En todo caso, me parece
que ese subgénero negro actual poco tiene que ver con el vigente en otras
épocas, no digamos con el subgénero negro y policial de los años 40 y 50, mucho
más social o crítico, una rendija por la que realizar una crítica de la
sociedad, aunque fuese por el simple criterio de trasladar al papel los hechos
tal cual se producían, lo que ya era de por sí una crítica, a veces una crítica
voraz por considerarse la verdad revolucionaria, como indicara Ferdinand
Lassalle, muchas veces el propio poder era quien procuraba disimular o
tergiversar la realidad. El subgénero negro y también el policial –la frontera
entre ambos es bastante tenue– permite cruzar por las periferias sociales sin
que pareciera que hubiese una motivación política o social, cuando la hubiera,
lo que no siempre era así.
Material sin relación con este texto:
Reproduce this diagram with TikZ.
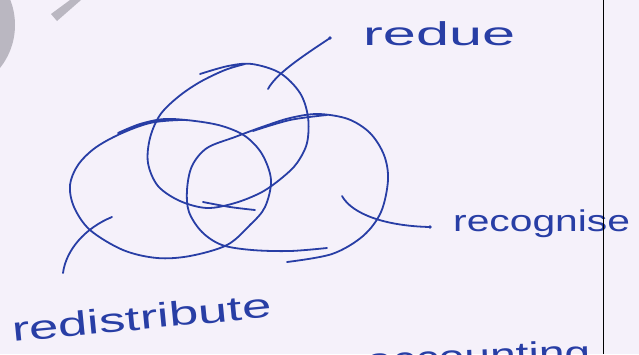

El hecho de considerarse un subgénero menor ayudaba
a evitar la censura, de este modo se podía mostrar una realidad que chocaba con
los discursos oficiales cuando existía –en las dictaduras, evidente, o en los
momentos más cerriles de las formalidades democráticas, como durante el
macartismo–, no en vano Ernest Mandel, economista marxista y activista político,
escribió no poco sobre el carácter social de la novela negra, una de sus
aficiones a la que prestó no poca atención.
En España Manuel Vázquez
Montalbán y Francisco Gónzalez Ledesma fueron dos autores que rasgaron esa
amplia periferia social en sus novelas policiacas y lograron dar una visión no
tan idílica de un país que estaba dando el salto de la dictadura a la
democracia, no sin embelesos y discursos edulcorantes. Las dos películas de
José Luis Garci, sin pretensiones críticas ni mucho menos lecturas politizadas
de la realidad, sí que proyectan una imagen de un país que cambia, a veces con
desasosiego y cierto trauma, casi
siempre con muchas dudas y no poca decepción ante los cambios, lo que abre el
camino a esa nostalgia del ayer que no es admiración, más bien mera añoranza o tal
vez inadaptación al presente, algo que uno no puede evitar comprender en tantas
ocasiones en que se asiste a una realidad tan desasosegante o quién sabe si a
la propia incapacidad de avanzar al ritmo marcado por lo que nos rodea.
El actual subgénero negro
tiende más a avanzar por meros senderos descriptivos, aunque sin ninguna
pretensión reflexiva y menos aún crítica, se cuentan hechos con mayor o menor
gracia y no se sale de allí. Hay excepciones, claro está, y lecturas posibles
que van más allá de las pretensiones de los autores, al fin y al cabo una
novela –también una película– deja de ser de su autor desde el momento en que
se lee –o se contempla en el caso del cine–, tampoco es que tal tendencia sea
buena o mala, es lo que es, quizá tenga sus motivos socioliterarios, aunque
peor es suponer que en tal fenómeno haya, como apuntaba al principio, razones
comerciales para que de repente determinados subgéneros dominen el panorama
literario de las librerías. Asusta bastante más la posibilidad de una
literatura y un cine, una cultura en general, gestionados desde laboratorios o
departamentos de marketing, del mismo modo que se organiza de un modo
taylorista el ocio o el turismo de masas, el cultural incluido, que marca lo
que hay que ver y cómo se debe actuar.
Llama la atención que
esto se dé, además, en un momento en que la cultura parece haber perdido peso,
no incide nada en la sociedad, sus noticias se sumergen en las páginas de ocio
y entretenimiento, bien lejos de los centros de atención mediáticos, más allá
de cierto glamour ocioso, ni siquiera se discute sobre sus gerentes a la hora
de repartirse responsabilidades de gestión, desde luego la cultura no estaba ni
de lejos en el reparto de ministerios que al final dio al traste a un
pretendido (o no) gobierno de coalición. Ni qué decir del frágil peso de la
cultura en los índices del PIB patrio, ya se sabe: en tiempos de crisis el decorado
y el barniz sobran.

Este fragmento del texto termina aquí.